Even worse, the beacon is supposedly warning that there is "too much dark matter" in the area. Did someone dump the dark matter before jumping into hyperspace, or was the dark matter always there and the reason for the beacon? Funny how they can detect the dark matter and even display it as random blobs around the sector (on the aforementioned holographic display), even though there doesn't appear to be anything nearby with which it can interact in order to be detected.

Of course the computer suddenly malfunctions for no reason, projecting the "safe" white light instead of the red "danger" light that would be even more difficult to see in space. The communications are also magically malfunctioning so the caretaker can't warn the ship as it slowly approaches at light speed (?). In response, we get a scene involving gravity that defies physics. Forget science and logic as long as it looks cool, right?

The hilariously bad choices continue when the caretaker reaches the actual light, which is alternately rotating and stationary depending on the shot.
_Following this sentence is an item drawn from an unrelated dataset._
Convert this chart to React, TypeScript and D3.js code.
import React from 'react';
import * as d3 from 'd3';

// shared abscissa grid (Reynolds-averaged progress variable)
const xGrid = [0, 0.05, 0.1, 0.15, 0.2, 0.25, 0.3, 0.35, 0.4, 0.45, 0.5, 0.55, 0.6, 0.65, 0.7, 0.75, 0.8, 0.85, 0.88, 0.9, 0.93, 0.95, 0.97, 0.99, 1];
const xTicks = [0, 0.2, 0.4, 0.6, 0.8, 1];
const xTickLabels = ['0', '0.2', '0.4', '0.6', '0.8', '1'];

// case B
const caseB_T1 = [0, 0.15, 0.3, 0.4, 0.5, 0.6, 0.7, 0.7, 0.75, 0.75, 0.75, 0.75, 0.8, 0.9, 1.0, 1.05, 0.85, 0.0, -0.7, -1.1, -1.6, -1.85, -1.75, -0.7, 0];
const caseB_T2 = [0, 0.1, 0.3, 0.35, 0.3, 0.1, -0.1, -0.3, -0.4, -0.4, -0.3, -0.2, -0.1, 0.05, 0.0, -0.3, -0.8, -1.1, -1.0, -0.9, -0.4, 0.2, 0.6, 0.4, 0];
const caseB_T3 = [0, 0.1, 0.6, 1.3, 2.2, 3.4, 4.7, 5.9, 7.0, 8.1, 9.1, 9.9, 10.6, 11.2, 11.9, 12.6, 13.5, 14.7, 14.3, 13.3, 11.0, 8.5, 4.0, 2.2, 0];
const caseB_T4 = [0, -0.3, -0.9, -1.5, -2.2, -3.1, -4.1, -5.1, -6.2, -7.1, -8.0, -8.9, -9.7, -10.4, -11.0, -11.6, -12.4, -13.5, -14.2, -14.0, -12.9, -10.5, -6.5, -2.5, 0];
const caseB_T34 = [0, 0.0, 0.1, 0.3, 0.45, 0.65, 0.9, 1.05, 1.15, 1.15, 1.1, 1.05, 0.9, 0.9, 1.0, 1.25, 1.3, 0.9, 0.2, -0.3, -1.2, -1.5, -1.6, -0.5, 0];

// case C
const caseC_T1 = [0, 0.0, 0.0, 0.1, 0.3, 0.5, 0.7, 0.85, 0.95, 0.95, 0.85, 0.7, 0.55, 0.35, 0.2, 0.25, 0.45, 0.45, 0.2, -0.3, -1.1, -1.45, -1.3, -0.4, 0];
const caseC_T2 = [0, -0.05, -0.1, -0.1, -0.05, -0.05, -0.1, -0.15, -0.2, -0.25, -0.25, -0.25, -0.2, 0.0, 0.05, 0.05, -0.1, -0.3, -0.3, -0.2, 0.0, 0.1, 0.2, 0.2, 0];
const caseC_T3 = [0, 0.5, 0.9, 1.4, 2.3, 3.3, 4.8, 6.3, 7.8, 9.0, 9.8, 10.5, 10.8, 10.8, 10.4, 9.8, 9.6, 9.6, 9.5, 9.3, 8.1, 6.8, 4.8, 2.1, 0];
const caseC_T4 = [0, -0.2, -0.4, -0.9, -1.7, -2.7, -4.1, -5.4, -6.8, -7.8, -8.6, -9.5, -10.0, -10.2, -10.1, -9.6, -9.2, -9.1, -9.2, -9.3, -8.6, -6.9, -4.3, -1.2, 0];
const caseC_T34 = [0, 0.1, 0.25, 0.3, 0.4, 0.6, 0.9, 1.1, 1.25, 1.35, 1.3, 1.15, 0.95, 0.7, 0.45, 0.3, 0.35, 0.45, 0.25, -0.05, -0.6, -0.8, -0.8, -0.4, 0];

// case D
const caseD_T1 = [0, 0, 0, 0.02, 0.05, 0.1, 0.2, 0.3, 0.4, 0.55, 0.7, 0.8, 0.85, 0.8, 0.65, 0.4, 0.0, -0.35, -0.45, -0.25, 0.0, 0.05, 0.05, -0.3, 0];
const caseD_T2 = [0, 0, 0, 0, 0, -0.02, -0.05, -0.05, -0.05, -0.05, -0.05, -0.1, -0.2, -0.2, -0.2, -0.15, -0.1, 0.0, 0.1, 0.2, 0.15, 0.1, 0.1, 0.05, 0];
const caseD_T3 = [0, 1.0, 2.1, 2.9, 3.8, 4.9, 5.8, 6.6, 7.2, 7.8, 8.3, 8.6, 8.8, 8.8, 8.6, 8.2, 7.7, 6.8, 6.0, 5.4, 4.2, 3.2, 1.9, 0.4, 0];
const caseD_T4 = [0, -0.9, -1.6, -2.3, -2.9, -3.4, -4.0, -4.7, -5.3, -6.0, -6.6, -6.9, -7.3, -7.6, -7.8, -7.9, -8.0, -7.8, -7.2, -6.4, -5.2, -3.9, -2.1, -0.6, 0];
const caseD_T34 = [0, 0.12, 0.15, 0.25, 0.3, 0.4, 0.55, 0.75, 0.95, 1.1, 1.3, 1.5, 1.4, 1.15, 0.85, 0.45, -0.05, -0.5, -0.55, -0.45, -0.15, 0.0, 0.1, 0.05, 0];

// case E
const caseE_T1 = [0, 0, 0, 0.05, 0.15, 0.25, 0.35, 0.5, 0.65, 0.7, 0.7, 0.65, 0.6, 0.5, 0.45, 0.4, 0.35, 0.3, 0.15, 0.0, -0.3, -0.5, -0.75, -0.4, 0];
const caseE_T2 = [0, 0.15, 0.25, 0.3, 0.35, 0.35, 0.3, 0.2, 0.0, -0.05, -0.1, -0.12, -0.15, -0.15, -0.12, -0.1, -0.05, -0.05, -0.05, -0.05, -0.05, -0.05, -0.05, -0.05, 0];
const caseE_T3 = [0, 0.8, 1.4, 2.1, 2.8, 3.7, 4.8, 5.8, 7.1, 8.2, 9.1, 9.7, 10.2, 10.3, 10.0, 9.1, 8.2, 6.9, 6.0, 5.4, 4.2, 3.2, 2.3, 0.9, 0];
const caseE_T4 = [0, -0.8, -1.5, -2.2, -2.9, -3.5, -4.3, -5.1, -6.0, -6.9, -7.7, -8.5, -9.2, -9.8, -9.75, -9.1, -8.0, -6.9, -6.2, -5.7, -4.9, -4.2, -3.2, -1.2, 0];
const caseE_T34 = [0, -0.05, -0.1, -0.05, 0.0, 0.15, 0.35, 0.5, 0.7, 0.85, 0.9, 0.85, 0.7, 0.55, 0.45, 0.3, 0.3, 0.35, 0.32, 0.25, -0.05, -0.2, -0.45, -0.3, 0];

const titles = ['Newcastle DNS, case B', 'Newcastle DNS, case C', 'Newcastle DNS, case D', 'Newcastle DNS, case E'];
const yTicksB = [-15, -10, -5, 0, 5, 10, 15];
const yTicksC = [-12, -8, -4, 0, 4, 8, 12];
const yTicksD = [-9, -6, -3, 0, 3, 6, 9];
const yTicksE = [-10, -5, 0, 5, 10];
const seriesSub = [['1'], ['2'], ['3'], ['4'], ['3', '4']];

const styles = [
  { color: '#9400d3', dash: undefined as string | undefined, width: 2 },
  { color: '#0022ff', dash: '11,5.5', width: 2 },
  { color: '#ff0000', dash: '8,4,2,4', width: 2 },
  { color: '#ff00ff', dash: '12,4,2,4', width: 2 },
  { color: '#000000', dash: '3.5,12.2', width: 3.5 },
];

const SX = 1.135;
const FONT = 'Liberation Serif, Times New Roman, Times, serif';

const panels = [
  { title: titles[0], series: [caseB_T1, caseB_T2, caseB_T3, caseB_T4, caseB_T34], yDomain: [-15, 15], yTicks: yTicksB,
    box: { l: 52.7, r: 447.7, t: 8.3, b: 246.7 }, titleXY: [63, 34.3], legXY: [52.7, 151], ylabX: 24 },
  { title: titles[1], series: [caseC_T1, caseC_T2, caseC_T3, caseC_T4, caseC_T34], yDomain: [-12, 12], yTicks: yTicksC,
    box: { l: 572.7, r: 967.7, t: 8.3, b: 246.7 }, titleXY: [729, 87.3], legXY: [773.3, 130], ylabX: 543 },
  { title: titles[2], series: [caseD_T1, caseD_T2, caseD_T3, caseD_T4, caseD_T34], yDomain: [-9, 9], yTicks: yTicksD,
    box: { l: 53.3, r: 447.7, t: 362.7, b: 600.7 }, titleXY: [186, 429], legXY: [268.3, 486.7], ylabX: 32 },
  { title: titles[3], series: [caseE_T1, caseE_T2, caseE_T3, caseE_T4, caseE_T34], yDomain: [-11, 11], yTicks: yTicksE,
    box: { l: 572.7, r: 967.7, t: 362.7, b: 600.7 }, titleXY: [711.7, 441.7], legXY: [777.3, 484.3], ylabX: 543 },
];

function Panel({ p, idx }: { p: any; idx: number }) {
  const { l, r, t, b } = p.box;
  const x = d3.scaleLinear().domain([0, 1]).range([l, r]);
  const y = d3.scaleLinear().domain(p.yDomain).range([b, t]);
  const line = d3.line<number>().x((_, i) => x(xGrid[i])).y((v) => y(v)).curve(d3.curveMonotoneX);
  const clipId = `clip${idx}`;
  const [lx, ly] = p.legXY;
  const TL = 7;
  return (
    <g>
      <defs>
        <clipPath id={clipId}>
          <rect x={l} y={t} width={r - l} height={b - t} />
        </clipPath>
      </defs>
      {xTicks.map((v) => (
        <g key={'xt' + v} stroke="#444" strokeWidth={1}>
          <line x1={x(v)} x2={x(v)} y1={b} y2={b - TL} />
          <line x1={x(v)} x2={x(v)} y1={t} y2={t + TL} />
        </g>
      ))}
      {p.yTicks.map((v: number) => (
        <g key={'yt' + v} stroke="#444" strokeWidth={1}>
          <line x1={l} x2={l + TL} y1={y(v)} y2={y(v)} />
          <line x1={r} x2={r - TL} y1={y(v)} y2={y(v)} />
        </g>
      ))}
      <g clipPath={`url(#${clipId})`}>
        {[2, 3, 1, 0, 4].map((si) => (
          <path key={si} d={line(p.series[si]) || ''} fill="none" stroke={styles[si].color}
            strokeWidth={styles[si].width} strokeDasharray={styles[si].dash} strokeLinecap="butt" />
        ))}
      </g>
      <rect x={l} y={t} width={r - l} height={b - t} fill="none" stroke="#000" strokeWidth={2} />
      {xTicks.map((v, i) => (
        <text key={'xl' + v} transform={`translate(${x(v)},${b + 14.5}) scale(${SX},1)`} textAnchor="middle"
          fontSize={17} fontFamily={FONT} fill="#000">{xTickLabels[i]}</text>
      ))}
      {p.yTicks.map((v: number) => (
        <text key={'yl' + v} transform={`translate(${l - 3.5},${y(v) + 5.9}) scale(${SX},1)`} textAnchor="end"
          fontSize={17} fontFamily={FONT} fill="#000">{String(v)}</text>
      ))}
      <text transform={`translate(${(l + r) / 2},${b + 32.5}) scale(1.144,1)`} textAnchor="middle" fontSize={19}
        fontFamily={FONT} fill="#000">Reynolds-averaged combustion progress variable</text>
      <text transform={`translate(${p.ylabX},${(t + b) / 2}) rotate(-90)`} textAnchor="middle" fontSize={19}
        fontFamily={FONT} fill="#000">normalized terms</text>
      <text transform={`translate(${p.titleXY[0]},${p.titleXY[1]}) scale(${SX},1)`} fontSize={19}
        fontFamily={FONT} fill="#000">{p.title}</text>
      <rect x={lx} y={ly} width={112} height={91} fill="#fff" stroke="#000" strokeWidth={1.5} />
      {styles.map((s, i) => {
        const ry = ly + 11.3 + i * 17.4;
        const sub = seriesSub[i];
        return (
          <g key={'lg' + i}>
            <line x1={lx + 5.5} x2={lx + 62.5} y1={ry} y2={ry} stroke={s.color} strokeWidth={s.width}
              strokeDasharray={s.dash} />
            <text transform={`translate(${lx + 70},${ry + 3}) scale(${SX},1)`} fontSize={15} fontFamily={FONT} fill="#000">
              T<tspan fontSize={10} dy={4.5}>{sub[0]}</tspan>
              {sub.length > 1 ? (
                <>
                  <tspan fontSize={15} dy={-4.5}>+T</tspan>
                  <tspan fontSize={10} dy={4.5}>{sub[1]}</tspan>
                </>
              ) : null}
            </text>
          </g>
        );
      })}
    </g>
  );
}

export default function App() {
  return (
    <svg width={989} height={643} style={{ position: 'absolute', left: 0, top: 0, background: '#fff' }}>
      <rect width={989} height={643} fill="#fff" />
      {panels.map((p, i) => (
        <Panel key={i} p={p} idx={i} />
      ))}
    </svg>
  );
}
His solution is to take a space prybar and wedge it between two big gears which presumably are part of the mechanism rotating the light, yet his actions instead cause the light to flicker between white and red. Seriously? They wrote this on a machine that has access to the world's knowledge yet couldn't be bothered to look up a single detail

The entire idea is moot, of course, since ships would navigate via mathematics and computer tracking of the stars. If you needed a beacon to warn of threats it would would emit a constant radio signal at a standard power level that would be picked up and processed automatically by every passing ship, and there would be multiple redundant systems to ensure reliability. More likely there would be multiple beacons surrounding the entire sector at a safe distance to warn ships away, not wait until they are close enough to see a light, which would place them inside the sector or even past it.

Storytelling and science fiction in particular have gotten so brain dead to be unwatchable save for the very rare exception, and Beacon 23 is definitely not an exception.